▸ **Prompt**
In the listing that follows, retype every line from the first through the one containing "0.00793, 0.00798, 0.00793, 0.00782];". Pictures are to be left out.

** start of Data shown **

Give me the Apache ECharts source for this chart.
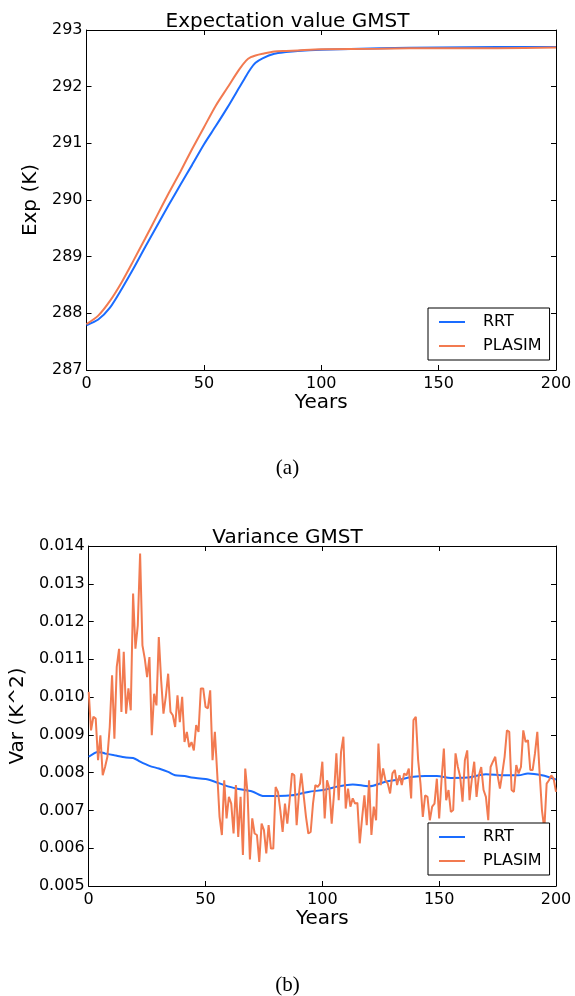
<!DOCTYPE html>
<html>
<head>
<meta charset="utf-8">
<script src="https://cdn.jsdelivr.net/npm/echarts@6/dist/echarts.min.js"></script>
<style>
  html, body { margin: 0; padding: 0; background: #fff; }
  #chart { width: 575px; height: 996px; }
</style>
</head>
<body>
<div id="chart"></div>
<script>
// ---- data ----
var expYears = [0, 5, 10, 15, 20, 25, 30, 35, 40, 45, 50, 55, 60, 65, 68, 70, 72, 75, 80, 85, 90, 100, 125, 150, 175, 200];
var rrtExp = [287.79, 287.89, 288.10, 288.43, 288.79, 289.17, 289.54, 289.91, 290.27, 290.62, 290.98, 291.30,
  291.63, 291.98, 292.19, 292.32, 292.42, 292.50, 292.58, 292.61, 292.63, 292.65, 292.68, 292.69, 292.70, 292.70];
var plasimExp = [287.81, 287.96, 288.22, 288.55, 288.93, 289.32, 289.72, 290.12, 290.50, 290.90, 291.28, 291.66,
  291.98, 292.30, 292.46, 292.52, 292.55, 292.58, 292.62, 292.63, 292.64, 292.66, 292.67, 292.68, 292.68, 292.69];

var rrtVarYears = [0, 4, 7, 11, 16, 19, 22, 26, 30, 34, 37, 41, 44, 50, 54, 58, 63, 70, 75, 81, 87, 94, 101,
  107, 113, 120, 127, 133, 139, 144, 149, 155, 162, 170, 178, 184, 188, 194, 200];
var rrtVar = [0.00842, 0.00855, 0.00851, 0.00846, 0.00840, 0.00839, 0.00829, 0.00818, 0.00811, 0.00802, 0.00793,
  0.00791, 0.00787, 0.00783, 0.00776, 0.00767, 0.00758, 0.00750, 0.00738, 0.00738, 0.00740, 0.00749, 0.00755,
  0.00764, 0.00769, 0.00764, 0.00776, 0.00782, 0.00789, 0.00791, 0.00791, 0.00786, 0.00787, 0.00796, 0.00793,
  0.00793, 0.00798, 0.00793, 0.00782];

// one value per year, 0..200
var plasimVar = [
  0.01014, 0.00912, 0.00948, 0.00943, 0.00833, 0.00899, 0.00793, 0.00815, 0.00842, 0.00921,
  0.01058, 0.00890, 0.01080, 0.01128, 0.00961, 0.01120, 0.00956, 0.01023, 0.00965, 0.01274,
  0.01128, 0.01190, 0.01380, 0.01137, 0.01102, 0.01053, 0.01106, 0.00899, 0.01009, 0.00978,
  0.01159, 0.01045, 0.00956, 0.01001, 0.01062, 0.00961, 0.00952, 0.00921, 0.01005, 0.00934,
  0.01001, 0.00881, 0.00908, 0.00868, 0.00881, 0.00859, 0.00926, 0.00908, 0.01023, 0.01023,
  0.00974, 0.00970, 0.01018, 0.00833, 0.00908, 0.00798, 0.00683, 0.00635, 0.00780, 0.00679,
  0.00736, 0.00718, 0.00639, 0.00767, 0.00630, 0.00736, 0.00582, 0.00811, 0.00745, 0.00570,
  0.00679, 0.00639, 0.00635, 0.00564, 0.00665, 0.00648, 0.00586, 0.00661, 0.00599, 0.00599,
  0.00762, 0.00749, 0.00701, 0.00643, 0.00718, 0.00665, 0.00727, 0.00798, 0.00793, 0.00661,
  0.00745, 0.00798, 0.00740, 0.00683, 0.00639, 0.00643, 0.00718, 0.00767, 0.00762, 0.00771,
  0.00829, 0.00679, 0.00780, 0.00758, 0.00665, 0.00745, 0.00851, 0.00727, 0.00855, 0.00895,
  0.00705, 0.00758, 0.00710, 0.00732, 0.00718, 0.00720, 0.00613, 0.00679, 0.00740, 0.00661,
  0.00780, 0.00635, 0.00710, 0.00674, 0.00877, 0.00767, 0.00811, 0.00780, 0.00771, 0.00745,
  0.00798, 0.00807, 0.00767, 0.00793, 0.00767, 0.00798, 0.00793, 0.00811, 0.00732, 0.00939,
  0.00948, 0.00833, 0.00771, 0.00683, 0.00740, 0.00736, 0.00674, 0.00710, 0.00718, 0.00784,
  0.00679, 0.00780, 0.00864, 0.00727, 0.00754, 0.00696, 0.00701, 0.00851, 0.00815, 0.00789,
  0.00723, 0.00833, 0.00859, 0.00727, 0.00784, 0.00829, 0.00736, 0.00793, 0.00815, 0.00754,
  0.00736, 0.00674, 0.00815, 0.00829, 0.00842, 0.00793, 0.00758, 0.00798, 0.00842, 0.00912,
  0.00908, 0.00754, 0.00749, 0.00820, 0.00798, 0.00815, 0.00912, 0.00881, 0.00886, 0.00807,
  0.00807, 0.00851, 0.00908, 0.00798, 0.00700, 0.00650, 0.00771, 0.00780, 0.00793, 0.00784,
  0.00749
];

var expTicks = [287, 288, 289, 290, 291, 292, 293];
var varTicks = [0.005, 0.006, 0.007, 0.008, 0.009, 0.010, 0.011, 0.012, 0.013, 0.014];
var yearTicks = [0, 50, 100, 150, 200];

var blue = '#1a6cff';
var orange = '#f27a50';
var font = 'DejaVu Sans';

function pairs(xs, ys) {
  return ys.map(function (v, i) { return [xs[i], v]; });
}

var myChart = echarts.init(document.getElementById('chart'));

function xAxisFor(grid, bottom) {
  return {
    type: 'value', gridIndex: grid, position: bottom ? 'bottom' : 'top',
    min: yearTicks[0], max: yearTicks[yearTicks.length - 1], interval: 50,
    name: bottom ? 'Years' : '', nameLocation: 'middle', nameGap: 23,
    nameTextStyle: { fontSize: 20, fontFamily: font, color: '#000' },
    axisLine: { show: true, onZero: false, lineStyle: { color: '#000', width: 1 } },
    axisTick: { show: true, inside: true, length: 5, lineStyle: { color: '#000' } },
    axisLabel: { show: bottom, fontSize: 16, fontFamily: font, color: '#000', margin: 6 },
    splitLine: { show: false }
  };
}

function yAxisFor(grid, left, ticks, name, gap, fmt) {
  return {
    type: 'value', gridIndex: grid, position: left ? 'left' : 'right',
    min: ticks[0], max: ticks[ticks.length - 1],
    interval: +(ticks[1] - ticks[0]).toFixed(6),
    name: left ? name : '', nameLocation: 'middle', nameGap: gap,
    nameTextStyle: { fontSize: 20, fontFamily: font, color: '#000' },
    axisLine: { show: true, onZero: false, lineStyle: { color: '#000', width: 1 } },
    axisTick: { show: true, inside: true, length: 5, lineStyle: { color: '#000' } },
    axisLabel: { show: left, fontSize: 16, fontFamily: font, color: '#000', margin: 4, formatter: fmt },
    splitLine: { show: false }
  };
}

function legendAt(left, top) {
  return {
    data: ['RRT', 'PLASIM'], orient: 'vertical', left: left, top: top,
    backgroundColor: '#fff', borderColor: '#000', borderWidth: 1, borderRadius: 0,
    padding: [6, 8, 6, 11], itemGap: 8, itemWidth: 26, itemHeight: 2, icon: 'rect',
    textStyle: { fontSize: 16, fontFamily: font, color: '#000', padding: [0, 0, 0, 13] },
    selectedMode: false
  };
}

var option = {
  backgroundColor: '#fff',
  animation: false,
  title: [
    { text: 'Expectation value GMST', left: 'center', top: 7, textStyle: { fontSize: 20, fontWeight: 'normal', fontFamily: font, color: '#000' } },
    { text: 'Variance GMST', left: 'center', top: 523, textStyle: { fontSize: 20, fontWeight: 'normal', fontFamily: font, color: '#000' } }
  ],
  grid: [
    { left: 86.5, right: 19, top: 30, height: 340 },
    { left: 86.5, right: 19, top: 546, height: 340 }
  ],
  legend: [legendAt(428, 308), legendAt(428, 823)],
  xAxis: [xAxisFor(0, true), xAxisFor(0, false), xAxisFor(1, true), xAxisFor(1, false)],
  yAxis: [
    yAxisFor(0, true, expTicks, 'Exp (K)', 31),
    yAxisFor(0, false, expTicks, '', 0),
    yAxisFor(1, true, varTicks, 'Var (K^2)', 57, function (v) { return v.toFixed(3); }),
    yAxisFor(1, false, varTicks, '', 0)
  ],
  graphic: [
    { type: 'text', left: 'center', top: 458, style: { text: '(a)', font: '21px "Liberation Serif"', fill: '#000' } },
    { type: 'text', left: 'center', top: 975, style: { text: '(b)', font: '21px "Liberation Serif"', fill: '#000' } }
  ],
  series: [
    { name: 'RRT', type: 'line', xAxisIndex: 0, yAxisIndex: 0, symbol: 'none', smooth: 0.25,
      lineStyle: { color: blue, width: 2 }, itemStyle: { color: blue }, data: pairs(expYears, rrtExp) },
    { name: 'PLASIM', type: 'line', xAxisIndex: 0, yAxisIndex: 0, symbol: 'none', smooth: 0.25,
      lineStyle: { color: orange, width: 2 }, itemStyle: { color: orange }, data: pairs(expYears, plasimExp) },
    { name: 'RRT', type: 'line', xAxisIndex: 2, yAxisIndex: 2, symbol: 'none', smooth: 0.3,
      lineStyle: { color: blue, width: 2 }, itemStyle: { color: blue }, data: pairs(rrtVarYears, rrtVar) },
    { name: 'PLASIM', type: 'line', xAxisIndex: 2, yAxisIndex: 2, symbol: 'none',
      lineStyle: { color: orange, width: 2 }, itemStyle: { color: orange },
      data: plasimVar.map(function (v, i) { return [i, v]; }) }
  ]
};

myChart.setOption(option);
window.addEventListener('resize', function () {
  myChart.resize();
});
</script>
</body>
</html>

** end of Data shown **

▸ **Response to this task**
Give me the Apache ECharts source for this chart.
<!DOCTYPE html>
<html>
<head>
<meta charset="utf-8">
<script src="https://cdn.jsdelivr.net/npm/echarts@6/dist/echarts.min.js"></script>
<style>
  html, body { margin: 0; padding: 0; background: #fff; }
  #chart { width: 575px; height: 996px; }
</style>
</head>
<body>
<div id="chart"></div>
<script>
// ---- data ----
var expYears = [0, 5, 10, 15, 20, 25, 30, 35, 40, 45, 50, 55, 60, 65, 68, 70, 72, 75, 80, 85, 90, 100, 125, 150, 175, 200];
var rrtExp = [287.79, 287.89, 288.10, 288.43, 288.79, 289.17, 289.54, 289.91, 290.27, 290.62, 290.98, 291.30,
  291.63, 291.98, 292.19, 292.32, 292.42, 292.50, 292.58, 292.61, 292.63, 292.65, 292.68, 292.69, 292.70, 292.70];
var plasimExp = [287.81, 287.96, 288.22, 288.55, 288.93, 289.32, 289.72, 290.12, 290.50, 290.90, 291.28, 291.66,
  291.98, 292.30, 292.46, 292.52, 292.55, 292.58, 292.62, 292.63, 292.64, 292.66, 292.67, 292.68, 292.68, 292.69];

var rrtVarYears = [0, 4, 7, 11, 16, 19, 22, 26, 30, 34, 37, 41, 44, 50, 54, 58, 63, 70, 75, 81, 87, 94, 101,
  107, 113, 120, 127, 133, 139, 144, 149, 155, 162, 170, 178, 184, 188, 194, 200];
var rrtVar = [0.00842, 0.00855, 0.00851, 0.00846, 0.00840, 0.00839, 0.00829, 0.00818, 0.00811, 0.00802, 0.00793,
  0.00791, 0.00787, 0.00783, 0.00776, 0.00767, 0.00758, 0.00750, 0.00738, 0.00738, 0.00740, 0.00749, 0.00755,
  0.00764, 0.00769, 0.00764, 0.00776, 0.00782, 0.00789, 0.00791, 0.00791, 0.00786, 0.00787, 0.00796, 0.00793,
  0.00793, 0.00798, 0.00793, 0.00782];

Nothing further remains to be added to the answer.